■ Task prompt
Reproduce each line exactly, including spacing and punctuation.

##### Dataset excerpt

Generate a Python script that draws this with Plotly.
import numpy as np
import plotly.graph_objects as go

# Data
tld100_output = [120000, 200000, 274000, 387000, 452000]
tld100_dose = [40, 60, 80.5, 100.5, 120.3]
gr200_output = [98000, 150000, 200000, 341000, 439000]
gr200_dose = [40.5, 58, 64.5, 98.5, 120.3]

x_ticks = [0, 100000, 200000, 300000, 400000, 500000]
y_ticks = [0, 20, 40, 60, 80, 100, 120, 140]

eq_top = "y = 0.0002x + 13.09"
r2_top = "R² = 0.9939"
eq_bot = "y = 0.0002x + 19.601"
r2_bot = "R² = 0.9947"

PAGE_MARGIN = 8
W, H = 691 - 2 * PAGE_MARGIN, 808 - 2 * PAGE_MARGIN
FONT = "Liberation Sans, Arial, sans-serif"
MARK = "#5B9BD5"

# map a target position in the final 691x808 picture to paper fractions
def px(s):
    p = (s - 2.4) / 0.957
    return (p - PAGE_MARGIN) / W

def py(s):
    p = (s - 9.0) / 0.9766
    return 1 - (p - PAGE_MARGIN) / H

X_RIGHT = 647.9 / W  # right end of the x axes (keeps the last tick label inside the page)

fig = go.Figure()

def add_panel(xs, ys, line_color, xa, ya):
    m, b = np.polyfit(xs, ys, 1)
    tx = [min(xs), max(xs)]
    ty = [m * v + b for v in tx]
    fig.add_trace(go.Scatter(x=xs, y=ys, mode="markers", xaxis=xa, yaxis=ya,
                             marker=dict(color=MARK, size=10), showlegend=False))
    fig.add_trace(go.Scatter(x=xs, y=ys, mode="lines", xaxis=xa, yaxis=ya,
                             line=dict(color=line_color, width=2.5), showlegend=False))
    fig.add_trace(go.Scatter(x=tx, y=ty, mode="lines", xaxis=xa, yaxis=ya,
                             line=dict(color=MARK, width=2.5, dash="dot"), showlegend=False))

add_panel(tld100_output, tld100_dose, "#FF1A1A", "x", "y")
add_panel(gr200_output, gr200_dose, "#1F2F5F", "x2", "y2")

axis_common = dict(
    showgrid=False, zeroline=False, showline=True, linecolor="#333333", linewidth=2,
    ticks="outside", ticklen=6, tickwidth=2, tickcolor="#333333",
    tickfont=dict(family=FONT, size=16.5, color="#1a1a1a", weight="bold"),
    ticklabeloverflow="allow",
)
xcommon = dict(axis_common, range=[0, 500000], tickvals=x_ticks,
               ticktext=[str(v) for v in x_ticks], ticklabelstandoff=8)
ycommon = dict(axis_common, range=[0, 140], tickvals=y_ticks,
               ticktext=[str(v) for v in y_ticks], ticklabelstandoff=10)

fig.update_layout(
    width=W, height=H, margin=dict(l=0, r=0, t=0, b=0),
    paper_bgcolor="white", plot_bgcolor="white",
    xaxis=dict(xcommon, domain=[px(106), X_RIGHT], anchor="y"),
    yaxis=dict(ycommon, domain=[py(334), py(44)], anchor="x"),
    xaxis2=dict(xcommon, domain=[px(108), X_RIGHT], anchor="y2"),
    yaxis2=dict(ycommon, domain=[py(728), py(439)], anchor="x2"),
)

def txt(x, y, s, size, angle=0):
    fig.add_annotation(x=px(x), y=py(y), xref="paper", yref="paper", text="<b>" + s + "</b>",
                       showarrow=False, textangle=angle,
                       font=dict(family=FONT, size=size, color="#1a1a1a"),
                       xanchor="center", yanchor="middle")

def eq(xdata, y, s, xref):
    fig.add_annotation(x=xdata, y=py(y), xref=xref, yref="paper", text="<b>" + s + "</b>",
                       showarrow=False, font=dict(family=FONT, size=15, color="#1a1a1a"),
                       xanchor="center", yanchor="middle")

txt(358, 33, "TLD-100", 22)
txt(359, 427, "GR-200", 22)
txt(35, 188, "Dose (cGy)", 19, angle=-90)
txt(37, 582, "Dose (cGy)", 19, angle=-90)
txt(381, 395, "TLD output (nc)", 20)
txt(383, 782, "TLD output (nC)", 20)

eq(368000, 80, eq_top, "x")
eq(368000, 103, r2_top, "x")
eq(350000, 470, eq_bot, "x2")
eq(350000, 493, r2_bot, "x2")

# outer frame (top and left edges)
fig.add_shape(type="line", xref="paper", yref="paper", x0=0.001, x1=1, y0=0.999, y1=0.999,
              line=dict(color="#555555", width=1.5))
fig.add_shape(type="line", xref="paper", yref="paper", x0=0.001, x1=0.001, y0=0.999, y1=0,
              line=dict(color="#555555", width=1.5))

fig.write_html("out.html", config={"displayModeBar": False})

##########

■ Exercise response
Generate a Python script that draws this with Plotly.
import numpy as np
import plotly.graph_objects as go

# Data
tld100_output = [120000, 200000, 274000, 387000, 452000]
tld100_dose = [40, 60, 80.5, 100.5, 120.3]
gr200_output = [98000, 150000, 200000, 341000, 439000]
gr200_dose = [40.5, 58, 64.5, 98.5, 120.3]

x_ticks = [0, 100000, 200000, 300000, 400000, 500000]
y_ticks = [0, 20, 40, 60, 80, 100, 120, 140]

eq_top = "y = 0.0002x + 13.09"
r2_top = "R² = 0.9939"
eq_bot = "y = 0.0002x + 19.601"
r2_bot = "R² = 0.9947"

PAGE_MARGIN = 8
W, H = 691 - 2 * PAGE_MARGIN, 808 - 2 * PAGE_MARGIN
FONT = "Liberation Sans, Arial, sans-serif"
MARK = "#5B9BD5"

# map a target position in the final 691x808 picture to paper fractions
def px(s):
    p = (s - 2.4) / 0.957
    return (p - PAGE_MARGIN) / W

def py(s):
    p = (s - 9.0) / 0.9766
    return 1 - (p - PAGE_MARGIN) / H

X_RIGHT = 647.9 / W  # right end of the x axes (keeps the last tick label inside the page)

fig = go.Figure()

def add_panel(xs, ys, line_color, xa, ya):
    m, b = np.polyfit(xs, ys, 1)
    tx = [min(xs), max(xs)]
    ty = [m * v + b for v in tx]
    fig.add_trace(go.Scatter(x=xs, y=ys, mode="markers", xaxis=xa, yaxis=ya,
                             marker=dict(color=MARK, size=10), showlegend=False))
    fig.add_trace(go.Scatter(x=xs, y=ys, mode="lines", xaxis=xa, yaxis=ya,
                             line=dict(color=line_color, width=2.5), showlegend=False))
    fig.add_trace(go.Scatter(x=tx, y=ty, mode="lines", xaxis=xa, yaxis=ya,
                             line=dict(color=MARK, width=2.5, dash="dot"), showlegend=False))

add_panel(tld100_output, tld100_dose, "#FF1A1A", "x", "y")
add_panel(gr200_output, gr200_dose, "#1F2F5F", "x2", "y2")

axis_common = dict(
    showgrid=False, zeroline=False, showline=True, linecolor="#333333", linewidth=2,
    ticks="outside", ticklen=6, tickwidth=2, tickcolor="#333333",
    tickfont=dict(family=FONT, size=16.5, color="#1a1a1a", weight="bold"),
    ticklabeloverflow="allow",
)
xcommon = dict(axis_common, range=[0, 500000], tickvals=x_ticks,
               ticktext=[str(v) for v in x_ticks], ticklabelstandoff=8)
ycommon = dict(axis_common, range=[0, 140], tickvals=y_ticks,
               ticktext=[str(v) for v in y_ticks], ticklabelstandoff=10)

fig.update_layout(
    width=W, height=H, margin=dict(l=0, r=0, t=0, b=0),
    paper_bgcolor="white", plot_bgcolor="white",
    xaxis=dict(xcommon, domain=[px(106), X_RIGHT], anchor="y"),
    yaxis=dict(ycommon, domain=[py(334), py(44)], anchor="x"),
    xaxis2=dict(xcommon, domain=[px(108), X_RIGHT], anchor="y2"),
    yaxis2=dict(ycommon, domain=[py(728), py(439)], anchor="x2"),
)

def txt(x, y, s, size, angle=0):
    fig.add_annotation(x=px(x), y=py(y), xref="paper", yref="paper", text="<b>" + s + "</b>",
                       showarrow=False, textangle=angle,
                       font=dict(family=FONT, size=size, color="#1a1a1a"),
                       xanchor="center", yanchor="middle")

def eq(xdata, y, s, xref):
    fig.add_annotation(x=xdata, y=py(y), xref=xref, yref="paper", text="<b>" + s + "</b>",
                       showarrow=False, font=dict(family=FONT, size=15, color="#1a1a1a"),
                       xanchor="center", yanchor="middle")

txt(358, 33, "TLD-100", 22)
txt(359, 427, "GR-200", 22)
txt(35, 188, "Dose (cGy)", 19, angle=-90)
txt(37, 582, "Dose (cGy)", 19, angle=-90)
txt(381, 395, "TLD output (nc)", 20)
txt(383, 782, "TLD output (nC)", 20)

eq(368000, 80, eq_top, "x")
eq(368000, 103, r2_top, "x")
eq(350000, 470, eq_bot, "x2")
eq(350000, 493, r2_bot, "x2")

# outer frame (top and left edges)
fig.add_shape(type="line", xref="paper", yref="paper", x0=0.001, x1=1, y0=0.999, y1=0.999,
              line=dict(color="#555555", width=1.5))
fig.add_shape(type="line", xref="paper", yref="paper", x0=0.001, x1=0.001, y0=0.999, y1=0,
              line=dict(color="#555555", width=1.5))

fig.write_html("out.html", config={"displayModeBar": False})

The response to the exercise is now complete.